▸ Problem requirements: Starting from the top of the material, restate each line exactly until the line that contains "37.1, 17.0, 8.85]", which is also copied. Pictures are excluded.

******

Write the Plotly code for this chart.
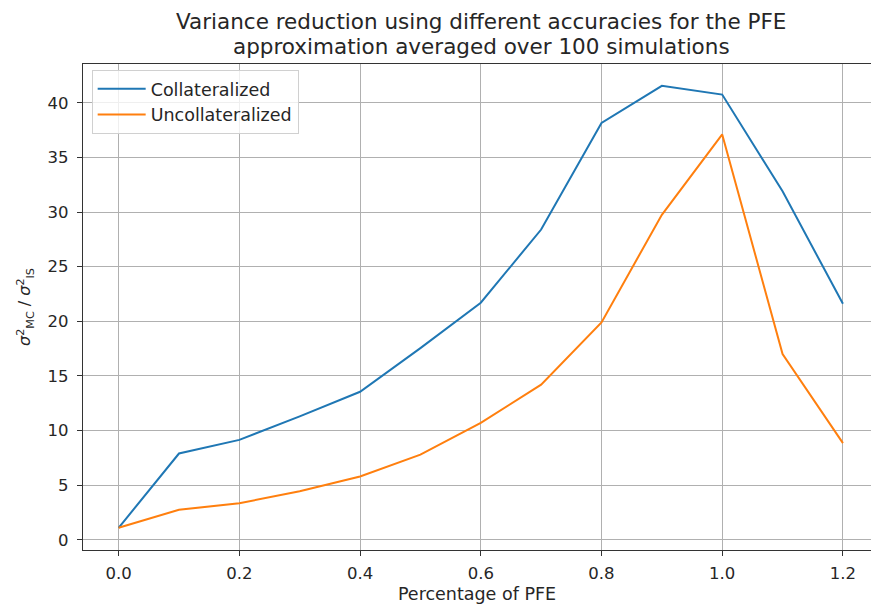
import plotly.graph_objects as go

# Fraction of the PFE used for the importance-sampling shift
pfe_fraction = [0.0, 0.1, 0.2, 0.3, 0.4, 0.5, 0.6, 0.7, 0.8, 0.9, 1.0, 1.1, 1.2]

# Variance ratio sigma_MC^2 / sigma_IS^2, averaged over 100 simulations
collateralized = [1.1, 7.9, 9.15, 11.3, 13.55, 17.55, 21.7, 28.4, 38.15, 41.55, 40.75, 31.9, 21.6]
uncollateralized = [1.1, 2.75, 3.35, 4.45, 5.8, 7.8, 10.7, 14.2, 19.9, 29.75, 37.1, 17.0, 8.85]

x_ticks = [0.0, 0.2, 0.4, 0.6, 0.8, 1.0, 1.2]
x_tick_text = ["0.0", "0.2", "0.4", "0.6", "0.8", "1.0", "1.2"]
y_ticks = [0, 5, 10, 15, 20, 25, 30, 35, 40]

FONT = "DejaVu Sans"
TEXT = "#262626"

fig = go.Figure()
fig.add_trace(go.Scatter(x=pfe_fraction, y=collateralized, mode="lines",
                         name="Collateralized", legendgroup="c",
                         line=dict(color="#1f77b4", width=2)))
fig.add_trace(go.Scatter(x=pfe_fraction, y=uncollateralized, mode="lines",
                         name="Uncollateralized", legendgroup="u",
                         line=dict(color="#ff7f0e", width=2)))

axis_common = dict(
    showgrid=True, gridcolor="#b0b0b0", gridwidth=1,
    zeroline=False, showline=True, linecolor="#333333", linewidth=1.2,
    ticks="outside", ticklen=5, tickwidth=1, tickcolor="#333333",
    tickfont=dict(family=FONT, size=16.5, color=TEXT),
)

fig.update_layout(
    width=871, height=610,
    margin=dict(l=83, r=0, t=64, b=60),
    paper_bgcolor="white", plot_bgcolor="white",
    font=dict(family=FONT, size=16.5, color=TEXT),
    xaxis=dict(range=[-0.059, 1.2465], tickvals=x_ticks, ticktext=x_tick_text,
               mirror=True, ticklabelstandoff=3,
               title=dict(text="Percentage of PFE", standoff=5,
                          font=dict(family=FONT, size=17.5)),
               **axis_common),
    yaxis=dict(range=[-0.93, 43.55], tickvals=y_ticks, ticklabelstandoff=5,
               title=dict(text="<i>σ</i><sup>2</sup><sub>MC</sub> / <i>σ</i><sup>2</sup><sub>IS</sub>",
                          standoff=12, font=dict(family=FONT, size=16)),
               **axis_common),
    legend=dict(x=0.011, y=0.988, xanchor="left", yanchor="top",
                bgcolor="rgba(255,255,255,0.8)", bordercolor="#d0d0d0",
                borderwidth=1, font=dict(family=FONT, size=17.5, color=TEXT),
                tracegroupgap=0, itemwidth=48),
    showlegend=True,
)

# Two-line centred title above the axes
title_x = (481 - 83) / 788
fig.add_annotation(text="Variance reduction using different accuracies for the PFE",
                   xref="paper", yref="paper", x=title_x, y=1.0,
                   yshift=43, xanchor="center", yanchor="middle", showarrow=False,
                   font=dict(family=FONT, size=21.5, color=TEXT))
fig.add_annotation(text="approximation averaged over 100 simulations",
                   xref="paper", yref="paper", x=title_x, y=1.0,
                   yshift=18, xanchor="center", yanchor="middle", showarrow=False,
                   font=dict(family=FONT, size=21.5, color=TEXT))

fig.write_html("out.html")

******

▸ Full solution:
Write the Plotly code for this chart.
import plotly.graph_objects as go

# Fraction of the PFE used for the importance-sampling shift
pfe_fraction = [0.0, 0.1, 0.2, 0.3, 0.4, 0.5, 0.6, 0.7, 0.8, 0.9, 1.0, 1.1, 1.2]

# Variance ratio sigma_MC^2 / sigma_IS^2, averaged over 100 simulations
collateralized = [1.1, 7.9, 9.15, 11.3, 13.55, 17.55, 21.7, 28.4, 38.15, 41.55, 40.75, 31.9, 21.6]
uncollateralized = [1.1, 2.75, 3.35, 4.45, 5.8, 7.8, 10.7, 14.2, 19.9, 29.75, 37.1, 17.0, 8.85]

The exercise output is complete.